To do :: Quote the data below in full, minus the images.

'''

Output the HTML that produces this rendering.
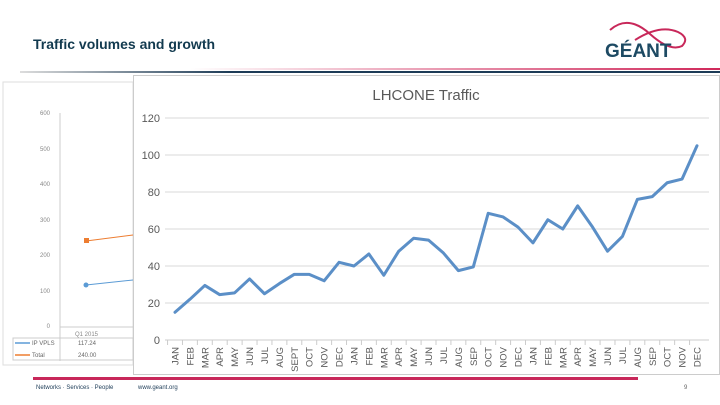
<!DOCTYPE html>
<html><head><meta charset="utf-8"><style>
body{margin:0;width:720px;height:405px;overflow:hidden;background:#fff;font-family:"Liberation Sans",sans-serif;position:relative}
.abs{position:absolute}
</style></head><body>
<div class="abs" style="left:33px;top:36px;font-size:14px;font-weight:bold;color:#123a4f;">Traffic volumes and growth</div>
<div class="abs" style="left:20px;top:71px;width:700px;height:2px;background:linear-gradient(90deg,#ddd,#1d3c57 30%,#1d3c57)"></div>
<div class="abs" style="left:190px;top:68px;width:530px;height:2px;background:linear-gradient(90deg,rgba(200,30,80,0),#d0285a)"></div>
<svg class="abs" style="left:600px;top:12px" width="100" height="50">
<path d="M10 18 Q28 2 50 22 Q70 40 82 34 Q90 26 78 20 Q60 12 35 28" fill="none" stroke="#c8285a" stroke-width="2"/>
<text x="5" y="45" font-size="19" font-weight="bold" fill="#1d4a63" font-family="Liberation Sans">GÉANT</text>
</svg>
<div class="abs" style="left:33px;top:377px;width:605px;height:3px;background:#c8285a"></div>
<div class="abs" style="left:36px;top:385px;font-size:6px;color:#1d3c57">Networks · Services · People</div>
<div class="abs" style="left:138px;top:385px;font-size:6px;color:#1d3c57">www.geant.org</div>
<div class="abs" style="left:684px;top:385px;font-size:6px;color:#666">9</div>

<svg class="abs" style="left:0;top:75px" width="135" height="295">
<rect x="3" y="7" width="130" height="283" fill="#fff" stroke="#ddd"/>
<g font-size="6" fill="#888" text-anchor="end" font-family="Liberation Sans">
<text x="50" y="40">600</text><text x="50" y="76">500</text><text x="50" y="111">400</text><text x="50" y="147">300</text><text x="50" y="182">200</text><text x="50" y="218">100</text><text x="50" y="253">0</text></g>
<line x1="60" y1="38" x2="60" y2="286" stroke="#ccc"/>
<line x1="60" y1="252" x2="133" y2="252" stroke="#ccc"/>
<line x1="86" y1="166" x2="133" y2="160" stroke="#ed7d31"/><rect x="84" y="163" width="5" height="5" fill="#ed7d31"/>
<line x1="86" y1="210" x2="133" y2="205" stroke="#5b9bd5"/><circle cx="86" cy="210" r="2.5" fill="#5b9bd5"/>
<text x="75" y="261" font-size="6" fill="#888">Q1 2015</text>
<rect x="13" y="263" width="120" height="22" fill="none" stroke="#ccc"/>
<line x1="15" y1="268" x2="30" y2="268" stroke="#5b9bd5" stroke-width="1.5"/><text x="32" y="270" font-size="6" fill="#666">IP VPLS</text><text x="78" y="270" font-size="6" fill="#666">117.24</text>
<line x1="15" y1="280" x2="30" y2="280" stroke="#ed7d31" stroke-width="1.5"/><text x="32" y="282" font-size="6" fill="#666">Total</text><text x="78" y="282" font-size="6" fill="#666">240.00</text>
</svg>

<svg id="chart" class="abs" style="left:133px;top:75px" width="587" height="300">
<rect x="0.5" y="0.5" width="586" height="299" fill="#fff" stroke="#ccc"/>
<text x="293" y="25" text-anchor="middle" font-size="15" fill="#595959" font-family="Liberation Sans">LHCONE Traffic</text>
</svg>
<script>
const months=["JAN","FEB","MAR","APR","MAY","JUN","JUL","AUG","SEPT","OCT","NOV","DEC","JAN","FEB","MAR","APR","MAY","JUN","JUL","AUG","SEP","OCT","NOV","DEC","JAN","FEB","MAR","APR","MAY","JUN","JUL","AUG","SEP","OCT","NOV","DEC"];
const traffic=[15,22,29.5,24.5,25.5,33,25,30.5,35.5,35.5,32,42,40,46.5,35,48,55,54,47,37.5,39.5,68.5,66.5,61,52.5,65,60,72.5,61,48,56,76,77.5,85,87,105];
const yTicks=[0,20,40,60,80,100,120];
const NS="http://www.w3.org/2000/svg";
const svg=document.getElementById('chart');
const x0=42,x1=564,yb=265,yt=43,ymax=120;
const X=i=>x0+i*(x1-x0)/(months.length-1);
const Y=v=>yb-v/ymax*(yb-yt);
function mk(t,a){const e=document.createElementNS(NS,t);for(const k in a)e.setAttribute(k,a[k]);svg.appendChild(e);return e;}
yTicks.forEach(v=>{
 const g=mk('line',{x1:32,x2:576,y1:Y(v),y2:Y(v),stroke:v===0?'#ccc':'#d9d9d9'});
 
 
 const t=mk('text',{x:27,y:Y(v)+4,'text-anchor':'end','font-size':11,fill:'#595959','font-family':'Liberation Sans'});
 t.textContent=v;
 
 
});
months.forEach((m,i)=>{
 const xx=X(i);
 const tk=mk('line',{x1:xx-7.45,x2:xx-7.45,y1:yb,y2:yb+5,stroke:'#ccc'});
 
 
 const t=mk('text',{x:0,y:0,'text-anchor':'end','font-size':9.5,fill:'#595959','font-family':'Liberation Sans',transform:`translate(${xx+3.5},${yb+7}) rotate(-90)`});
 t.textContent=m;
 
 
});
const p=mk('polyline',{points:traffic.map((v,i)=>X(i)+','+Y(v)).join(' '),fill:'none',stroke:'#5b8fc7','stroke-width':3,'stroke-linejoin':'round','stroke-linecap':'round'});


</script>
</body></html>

'''

Written solution ::
Output the HTML that produces this rendering.
<!DOCTYPE html>
<html><head><meta charset="utf-8"><style>
body{margin:0;width:720px;height:405px;overflow:hidden;background:#fff;font-family:"Liberation Sans",sans-serif;position:relative}
.abs{position:absolute}
</style></head><body>
<div class="abs" style="left:33px;top:36px;font-size:14px;font-weight:bold;color:#123a4f;">Traffic volumes and growth</div>
<div class="abs" style="left:20px;top:71px;width:700px;height:2px;background:linear-gradient(90deg,#ddd,#1d3c57 30%,#1d3c57)"></div>
<div class="abs" style="left:190px;top:68px;width:530px;height:2px;background:linear-gradient(90deg,rgba(200,30,80,0),#d0285a)"></div>
<svg class="abs" style="left:600px;top:12px" width="100" height="50">
<path d="M10 18 Q28 2 50 22 Q70 40 82 34 Q90 26 78 20 Q60 12 35 28" fill="none" stroke="#c8285a" stroke-width="2"/>
<text x="5" y="45" font-size="19" font-weight="bold" fill="#1d4a63" font-family="Liberation Sans">GÉANT</text>
</svg>
<div class="abs" style="left:33px;top:377px;width:605px;height:3px;background:#c8285a"></div>
<div class="abs" style="left:36px;top:385px;font-size:6px;color:#1d3c57">Networks · Services · People</div>
<div class="abs" style="left:138px;top:385px;font-size:6px;color:#1d3c57">www.geant.org</div>
<div class="abs" style="left:684px;top:385px;font-size:6px;color:#666">9</div>

<svg class="abs" style="left:0;top:75px" width="135" height="295">
<rect x="3" y="7" width="130" height="283" fill="#fff" stroke="#ddd"/>
<g font-size="6" fill="#888" text-anchor="end" font-family="Liberation Sans">
<text x="50" y="40">600</text><text x="50" y="76">500</text><text x="50" y="111">400</text><text x="50" y="147">300</text><text x="50" y="182">200</text><text x="50" y="218">100</text><text x="50" y="253">0</text></g>
<line x1="60" y1="38" x2="60" y2="286" stroke="#ccc"/>
<line x1="60" y1="252" x2="133" y2="252" stroke="#ccc"/>
<line x1="86" y1="166" x2="133" y2="160" stroke="#ed7d31"/><rect x="84" y="163" width="5" height="5" fill="#ed7d31"/>
<line x1="86" y1="210" x2="133" y2="205" stroke="#5b9bd5"/><circle cx="86" cy="210" r="2.5" fill="#5b9bd5"/>
<text x="75" y="261" font-size="6" fill="#888">Q1 2015</text>
<rect x="13" y="263" width="120" height="22" fill="none" stroke="#ccc"/>
<line x1="15" y1="268" x2="30" y2="268" stroke="#5b9bd5" stroke-width="1.5"/><text x="32" y="270" font-size="6" fill="#666">IP VPLS</text><text x="78" y="270" font-size="6" fill="#666">117.24</text>
<line x1="15" y1="280" x2="30" y2="280" stroke="#ed7d31" stroke-width="1.5"/><text x="32" y="282" font-size="6" fill="#666">Total</text><text x="78" y="282" font-size="6" fill="#666">240.00</text>
</svg>

<svg id="chart" class="abs" style="left:133px;top:75px" width="587" height="300">
<rect x="0.5" y="0.5" width="586" height="299" fill="#fff" stroke="#ccc"/>
<text x="293" y="25" text-anchor="middle" font-size="15" fill="#595959" font-family="Liberation Sans">LHCONE Traffic</text>
</svg>
<script>
const months=["JAN","FEB","MAR","APR","MAY","JUN","JUL","AUG","SEPT","OCT","NOV","DEC","JAN","FEB","MAR","APR","MAY","JUN","JUL","AUG","SEP","OCT","NOV","DEC","JAN","FEB","MAR","APR","MAY","JUN","JUL","AUG","SEP","OCT","NOV","DEC"];
const traffic=[15,22,29.5,24.5,25.5,33,25,30.5,35.5,35.5,32,42,40,46.5,35,48,55,54,47,37.5,39.5,68.5,66.5,61,52.5,65,60,72.5,61,48,56,76,77.5,85,87,105];
const yTicks=[0,20,40,60,80,100,120];
const NS="http://www.w3.org/2000/svg";
const svg=document.getElementById('chart');
const x0=42,x1=564,yb=265,yt=43,ymax=120;
const X=i=>x0+i*(x1-x0)/(months.length-1);
const Y=v=>yb-v/ymax*(yb-yt);
function mk(t,a){const e=document.createElementNS(NS,t);for(const k in a)e.setAttribute(k,a[k]);svg.appendChild(e);return e;}
yTicks.forEach(v=>{
 const g=mk('line',{x1:32,x2:576,y1:Y(v),y2:Y(v),stroke:v===0?'#ccc':'#d9d9d9'});
 
 
 const t=mk('text',{x:27,y:Y(v)+4,'text-anchor':'end','font-size':11,fill:'#595959','font-family':'Liberation Sans'});
 t.textContent=v;
 
 
});
months.forEach((m,i)=>{
 const xx=X(i);
 const tk=mk('line',{x1:xx-7.45,x2:xx-7.45,y1:yb,y2:yb+5,stroke:'#ccc'});
 
 
 const t=mk('text',{x:0,y:0,'text-anchor':'end','font-size':9.5,fill:'#595959','font-family':'Liberation Sans',transform:`translate(${xx+3.5},${yb+7}) rotate(-90)`});
 t.textContent=m;
 
 
});
const p=mk('polyline',{points:traffic.map((v,i)=>X(i)+','+Y(v)).join(' '),fill:'none',stroke:'#5b8fc7','stroke-width':3,'stroke-linejoin':'round','stroke-linecap':'round'});


</script>
</body></html>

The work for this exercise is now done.